It is not unusual to catch myself grumbling about something.
Not that I love a good grumble, you understand. Most of the time I’m busy thinking about something, or smiling about something or laughing about something and some cases actually doing something! Yet there are those occasions in conversation, where after a while I discover that the stuff coming about of my mouth is a moan.
Quite often those grumble times are about a church service. Maybe I didn’t ‘feel’ the Spirit. Perhaps the sermon was boring. Maybe there was too much hype around the singing, with little else to go after it. Whatever the issue, I’ll be reviewing it like it’s a duff film I just watched on Netflix. (A duff film like Walking Tall starring Dwayne ‘The Rock’ Johnson. He’s a decent action star, but it is a duff film.)

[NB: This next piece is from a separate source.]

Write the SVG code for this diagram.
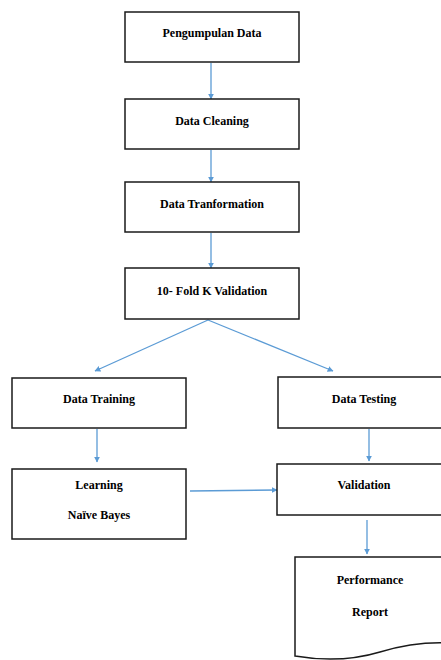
<svg xmlns="http://www.w3.org/2000/svg" width="441" height="660" viewBox="0 0 441 660">
<defs>
<style>
.box{fill:#fff;stroke:#1a1a1a;stroke-width:1.5}
.t{font-family:'Liberation Serif','DejaVu Serif',serif;font-weight:bold;font-size:12px;fill:#000;text-anchor:middle}
.c{fill:none;stroke:#5B9BD5;stroke-width:1.3;marker-end:url(#ah)}
</style>
<marker id="ah" viewBox="0 0 10 10" refX="9" refY="5" markerWidth="6" markerHeight="6" orient="auto" markerUnits="userSpaceOnUse">
<path d="M0,0 L10,5 L0,10 z" fill="#5B9BD5"/>
</marker>
</defs>
<rect width="441" height="660" fill="#fff"/>
<g id="connectors">
<line class="c" x1="211" y1="63" x2="211" y2="99"/>
<line class="c" x1="211" y1="150" x2="211" y2="182"/>
<line class="c" x1="211" y1="233" x2="211" y2="268"/>
<line class="c" x1="208" y1="320" x2="95" y2="371"/>
<line class="c" x1="208" y1="320" x2="333" y2="371"/>
<line class="c" x1="97" y1="429" x2="97" y2="462"/>
<line class="c" x1="369" y1="429" x2="369" y2="461"/>
<line class="c" x1="190" y1="491" x2="277" y2="490"/>
<line class="c" x1="367" y1="520" x2="367" y2="554"/>
</g>
<g id="n1"><rect class="box" x="125" y="12" width="174" height="50"/><text class="t" x="212" y="37">Pengumpulan Data</text></g>
<g id="n2"><rect class="box" x="125" y="99" width="174" height="50"/><text class="t" x="212" y="125">Data Cleaning</text></g>
<g id="n3"><rect class="box" x="125" y="182" width="174" height="50"/><text class="t" x="212" y="208">Data Tranformation</text></g>
<g id="n4"><rect class="box" x="125" y="268" width="174" height="51"/><text class="t" x="212" y="295">10- Fold K Validation</text></g>
<g id="n5"><rect class="box" x="12" y="378" width="174" height="50"/><text class="t" x="99" y="403">Data Training</text></g>
<g id="n6"><rect class="box" x="278" y="377" width="170" height="51"/><text class="t" x="364" y="403">Data Testing</text></g>
<g id="n7"><rect class="box" x="12" y="469" width="174" height="70"/><text class="t" x="99" y="489">Learning</text><text class="t" x="99" y="519">Naïve Bayes</text></g>
<g id="n8"><rect class="box" x="277" y="464" width="170" height="51"/><text class="t" x="364" y="489">Validation</text></g>
<g id="n9"><path class="box" d="M295,557 H448 V643 C425,642 400,646 380,652 C360,658 330,662 295,656 Z"/><text class="t" x="370" y="584">Performance</text><text class="t" x="370" y="616">Report</text></g>
</svg>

I was challenged about that again recently. After another little grumble, my longsuffering conversant companion asked me this question,
“What were you expecting?”
It made me stop and think. Maybe my expectations were unrealistic and perhaps ungodly. Maybe my focus was on the wrong thing. Like others I could have been expecting the ‘preacher’ to bring in the bacon with regard to the purpose of showing up. Perhaps I was expecting those singers at the front to deliver the goods as another critical factor in being there in the first place.
It occurred to me that indeed my focus was in the wrong place completely. Reading scripture again, and reminding myself of the purpose of church and all that it became evident again that indeed I have something to offer. I have something to give. It is fine having expectations, but those should be based around opportunities to receive and give edification through any member of the Body God chooses to use.
That may not be the sermon or the songs. That may not be by the folks ‘up front’. That might very well be in the chat you have the brother next to you in the breaks. It could be in the meals that you have after the session. It could be the lovely little road trips that make up the journeys to and from the service. It could even be that little interchange you have with your colleague in the cubicle next to you in the toilet!
I grow increasingly tired of communal engagements that don’t give space for the members of the community to genuinely engage and share what God has given them. Yet despite structures not providing those opportunities overtly, it is about making the most of whatever opportunities present themselves. It’s about changing expectations – it’s about remembering the same God in charge of all life, is as much in your little interactions, as he is in the formatted main events.
It is changing those expectations that inevitably changed my experiences of church services, so that even the most mundane session with the music off and the sermon being good in exercising the fruit of patience, much can be gained. After all, what else was I expecting?